MATERIAL:

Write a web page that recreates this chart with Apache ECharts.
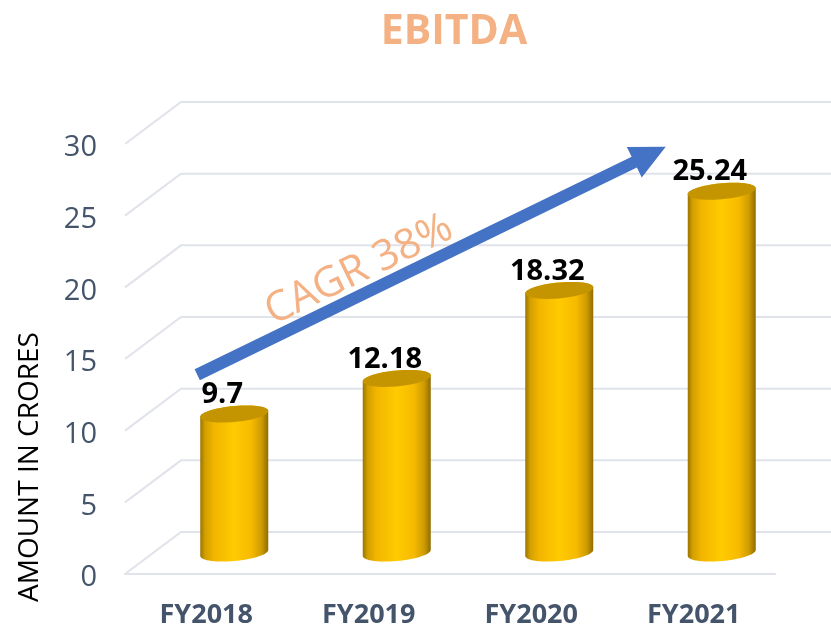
<!DOCTYPE html>
<html><head><meta charset="utf-8">
<style>html,body{margin:0;padding:0;background:#fff}#c{width:831px;height:629px}</style>
<script src="https://cdn.jsdelivr.net/npm/echarts@6/dist/echarts.min.js"></script>
</head><body><div id="c"></div>
<script>
const categories = ['FY2018','FY2019','FY2020','FY2021'];
const values = [9.7,12.18,18.32,25.24];
const labels = ['9.7','12.18','18.32','25.24'];
const yTicks = [0,5,10,15,20,25,30];
const arrowFrom = ['FY2018',13.9];
const arrowTo = ['FY2021',29.8];
const cagrText = 'CAGR 38%';
const yName = 'AMOUNT IN CRORES';
const titleText = 'EBITDA';

const DX = 56, DY = -42, FONT = '"Open Sans", sans-serif';
const GRID = '#E0E3EA', ORANGE = '#F4B183', SLATE = '#44546A';

function ell(cx, cy, from, to, n){
  const pts = [];
  for (let i = 0; i <= n; i++){
    const t = from + (to-from)*i/n;
    pts.push([cx + 34*Math.cos(t), cy - 3*Math.cos(t) - 8*Math.sin(t)]);
  }
  return pts;
}
function renderWall(params, api){
  const cs = params.coordSys;
  const y = api.coord([categories[0], api.value(0)])[1];
  return {type:'polyline', z2:1, shape:{points:[[cs.x,y],[cs.x+DX,y+DY],[cs.x+cs.width+DX,y+DY]]},
    style:{stroke:GRID, lineWidth:2, fill:null}};
}
function renderCyl(params, api){
  const p = api.coord([api.value(0), api.value(1)]);
  const p0 = api.coord([api.value(0), 0]);
  const cx = p0[0]+DX/2, by = p0[1]+DY/2, ty = p[1]+DY/2;
  const body = ell(cx,by,Math.PI,2*Math.PI,30).concat(ell(cx,ty,0,Math.PI,30));
  const grad = {type:'linear',x:cx-34,y:0,x2:cx+34,y2:0,global:true,colorStops:[
    {offset:0,color:'#9A7400'},{offset:0.07,color:'#D19F00'},{offset:0.2,color:'#F2B500'},
    {offset:0.5,color:'#FFCB00'},{offset:0.75,color:'#F6BA00'},{offset:0.9,color:'#CF9C00'},{offset:1,color:'#8F6C00'}]};
  return {type:'group', children:[
    {type:'polygon',shape:{points:body},style:{fill:grad}},
    {type:'polygon',shape:{points:ell(cx,ty,0,2*Math.PI,60)},style:{fill:'#C49500'}},
    {type:'text',style:{text:labels[params.dataIndex],x:cx-12,y:ty-19,align:'center',verticalAlign:'middle',
      font:'bold 29px '+FONT,fill:'#000'}}
  ]};
}
function renderArrow(params, api){
  const a = api.coord(arrowFrom), b = api.coord(arrowTo);
  const x0=a[0]-9,y0=a[1],x1=b[0]-28,y1=b[1];
  const L=Math.hypot(x1-x0,y1-y0),ux=(x1-x0)/L,uy=(y1-y0)/L,nx=-uy,ny=ux;
  const hl=35,hw=17,sw=6;
  const bx=x1-ux*hl,by=y1-uy*hl;
  const ang=Math.atan2(-(y1-y0),x1-x0);
  return {type:'group',children:[
    {type:'polygon',shape:{points:[[x0+nx*sw,y0+ny*sw],[bx+nx*sw,by+ny*sw],[bx+nx*hw,by+ny*hw],[x1,y1],[bx-nx*hw,by-ny*hw],[bx-nx*sw,by-ny*sw],[x0-nx*sw,y0-ny*sw]]},
     style:{fill:'#4472C4'}},
    {type:'text',x:359,y:270,rotation:ang,style:{text:cagrText,x:0,y:0,align:'center',verticalAlign:'middle',
      font:'42px '+FONT,fill:ORANGE}}
  ]};
}
const chart = echarts.init(document.getElementById('c'),null,{renderer:'canvas'});
chart.setOption({
  animation:false, backgroundColor:'#fff',
  title:{text:titleText,left:449,top:7,textAlign:'center',textStyle:{color:ORANGE,fontFamily:FONT,fontWeight:'bold',fontSize:41}},
  grid:{left:125,right:56,top:144,bottom:55,containLabel:false},
  xAxis:{type:'category',data:categories,axisTick:{show:false},
    axisLine:{show:true,lineStyle:{color:GRID,width:2}},
    axisLabel:{color:SLATE,fontFamily:FONT,fontWeight:'bold',fontSize:27,margin:28}},
  yAxis:{type:'value',min:0,max:30,interval:5,axisLine:{show:false},axisTick:{show:false},splitLine:{show:false},
    axisLabel:{color:SLATE,fontFamily:FONT,fontSize:29,margin:28,verticalAlign:'top',lineHeight:8}},
  graphic:[{type:'text',x:30,y:467,rotation:Math.PI/2,style:{text:yName,align:'center',verticalAlign:'middle',font:'28px '+FONT,fill:'#000'}}],
  series:[
    {type:'custom',z:1,silent:true,data:yTicks.map(v=>[v]),encode:{y:0},renderItem:renderWall},
    {type:'custom',z:2,silent:true,data:categories.map((c,i)=>[c,values[i]]),encode:{x:0,y:1},renderItem:renderCyl},
    {type:'custom',z:3,silent:true,data:[[arrowFrom[0],arrowFrom[1]]],encode:{x:0,y:1},renderItem:renderArrow}
  ]
});
</script></body></html>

SET PROBLEM:
Retype everything in the material word for word, minus pictures.

RESULT OF THIS TASK:
Write a web page that recreates this chart with Apache ECharts.
<!DOCTYPE html>
<html><head><meta charset="utf-8">
<style>html,body{margin:0;padding:0;background:#fff}#c{width:831px;height:629px}</style>
<script src="https://cdn.jsdelivr.net/npm/echarts@6/dist/echarts.min.js"></script>
</head><body><div id="c"></div>
<script>
const categories = ['FY2018','FY2019','FY2020','FY2021'];
const values = [9.7,12.18,18.32,25.24];
const labels = ['9.7','12.18','18.32','25.24'];
const yTicks = [0,5,10,15,20,25,30];
const arrowFrom = ['FY2018',13.9];
const arrowTo = ['FY2021',29.8];
const cagrText = 'CAGR 38%';
const yName = 'AMOUNT IN CRORES';
const titleText = 'EBITDA';

const DX = 56, DY = -42, FONT = '"Open Sans", sans-serif';
const GRID = '#E0E3EA', ORANGE = '#F4B183', SLATE = '#44546A';

function ell(cx, cy, from, to, n){
  const pts = [];
  for (let i = 0; i <= n; i++){
    const t = from + (to-from)*i/n;
    pts.push([cx + 34*Math.cos(t), cy - 3*Math.cos(t) - 8*Math.sin(t)]);
  }
  return pts;
}
function renderWall(params, api){
  const cs = params.coordSys;
  const y = api.coord([categories[0], api.value(0)])[1];
  return {type:'polyline', z2:1, shape:{points:[[cs.x,y],[cs.x+DX,y+DY],[cs.x+cs.width+DX,y+DY]]},
    style:{stroke:GRID, lineWidth:2, fill:null}};
}
function renderCyl(params, api){
  const p = api.coord([api.value(0), api.value(1)]);
  const p0 = api.coord([api.value(0), 0]);
  const cx = p0[0]+DX/2, by = p0[1]+DY/2, ty = p[1]+DY/2;
  const body = ell(cx,by,Math.PI,2*Math.PI,30).concat(ell(cx,ty,0,Math.PI,30));
  const grad = {type:'linear',x:cx-34,y:0,x2:cx+34,y2:0,global:true,colorStops:[
    {offset:0,color:'#9A7400'},{offset:0.07,color:'#D19F00'},{offset:0.2,color:'#F2B500'},
    {offset:0.5,color:'#FFCB00'},{offset:0.75,color:'#F6BA00'},{offset:0.9,color:'#CF9C00'},{offset:1,color:'#8F6C00'}]};
  return {type:'group', children:[
    {type:'polygon',shape:{points:body},style:{fill:grad}},
    {type:'polygon',shape:{points:ell(cx,ty,0,2*Math.PI,60)},style:{fill:'#C49500'}},
    {type:'text',style:{text:labels[params.dataIndex],x:cx-12,y:ty-19,align:'center',verticalAlign:'middle',
      font:'bold 29px '+FONT,fill:'#000'}}
  ]};
}
function renderArrow(params, api){
  const a = api.coord(arrowFrom), b = api.coord(arrowTo);
  const x0=a[0]-9,y0=a[1],x1=b[0]-28,y1=b[1];
  const L=Math.hypot(x1-x0,y1-y0),ux=(x1-x0)/L,uy=(y1-y0)/L,nx=-uy,ny=ux;
  const hl=35,hw=17,sw=6;
  const bx=x1-ux*hl,by=y1-uy*hl;
  const ang=Math.atan2(-(y1-y0),x1-x0);
  return {type:'group',children:[
    {type:'polygon',shape:{points:[[x0+nx*sw,y0+ny*sw],[bx+nx*sw,by+ny*sw],[bx+nx*hw,by+ny*hw],[x1,y1],[bx-nx*hw,by-ny*hw],[bx-nx*sw,by-ny*sw],[x0-nx*sw,y0-ny*sw]]},
     style:{fill:'#4472C4'}},
    {type:'text',x:359,y:270,rotation:ang,style:{text:cagrText,x:0,y:0,align:'center',verticalAlign:'middle',
      font:'42px '+FONT,fill:ORANGE}}
  ]};
}
const chart = echarts.init(document.getElementById('c'),null,{renderer:'canvas'});
chart.setOption({
  animation:false, backgroundColor:'#fff',
  title:{text:titleText,left:449,top:7,textAlign:'center',textStyle:{color:ORANGE,fontFamily:FONT,fontWeight:'bold',fontSize:41}},
  grid:{left:125,right:56,top:144,bottom:55,containLabel:false},
  xAxis:{type:'category',data:categories,axisTick:{show:false},
    axisLine:{show:true,lineStyle:{color:GRID,width:2}},
    axisLabel:{color:SLATE,fontFamily:FONT,fontWeight:'bold',fontSize:27,margin:28}},
  yAxis:{type:'value',min:0,max:30,interval:5,axisLine:{show:false},axisTick:{show:false},splitLine:{show:false},
    axisLabel:{color:SLATE,fontFamily:FONT,fontSize:29,margin:28,verticalAlign:'top',lineHeight:8}},
  graphic:[{type:'text',x:30,y:467,rotation:Math.PI/2,style:{text:yName,align:'center',verticalAlign:'middle',font:'28px '+FONT,fill:'#000'}}],
  series:[
    {type:'custom',z:1,silent:true,data:yTicks.map(v=>[v]),encode:{y:0},renderItem:renderWall},
    {type:'custom',z:2,silent:true,data:categories.map((c,i)=>[c,values[i]]),encode:{x:0,y:1},renderItem:renderCyl},
    {type:'custom',z:3,silent:true,data:[[arrowFrom[0],arrowFrom[1]]],encode:{x:0,y:1},renderItem:renderArrow}
  ]
});
</script></body></html>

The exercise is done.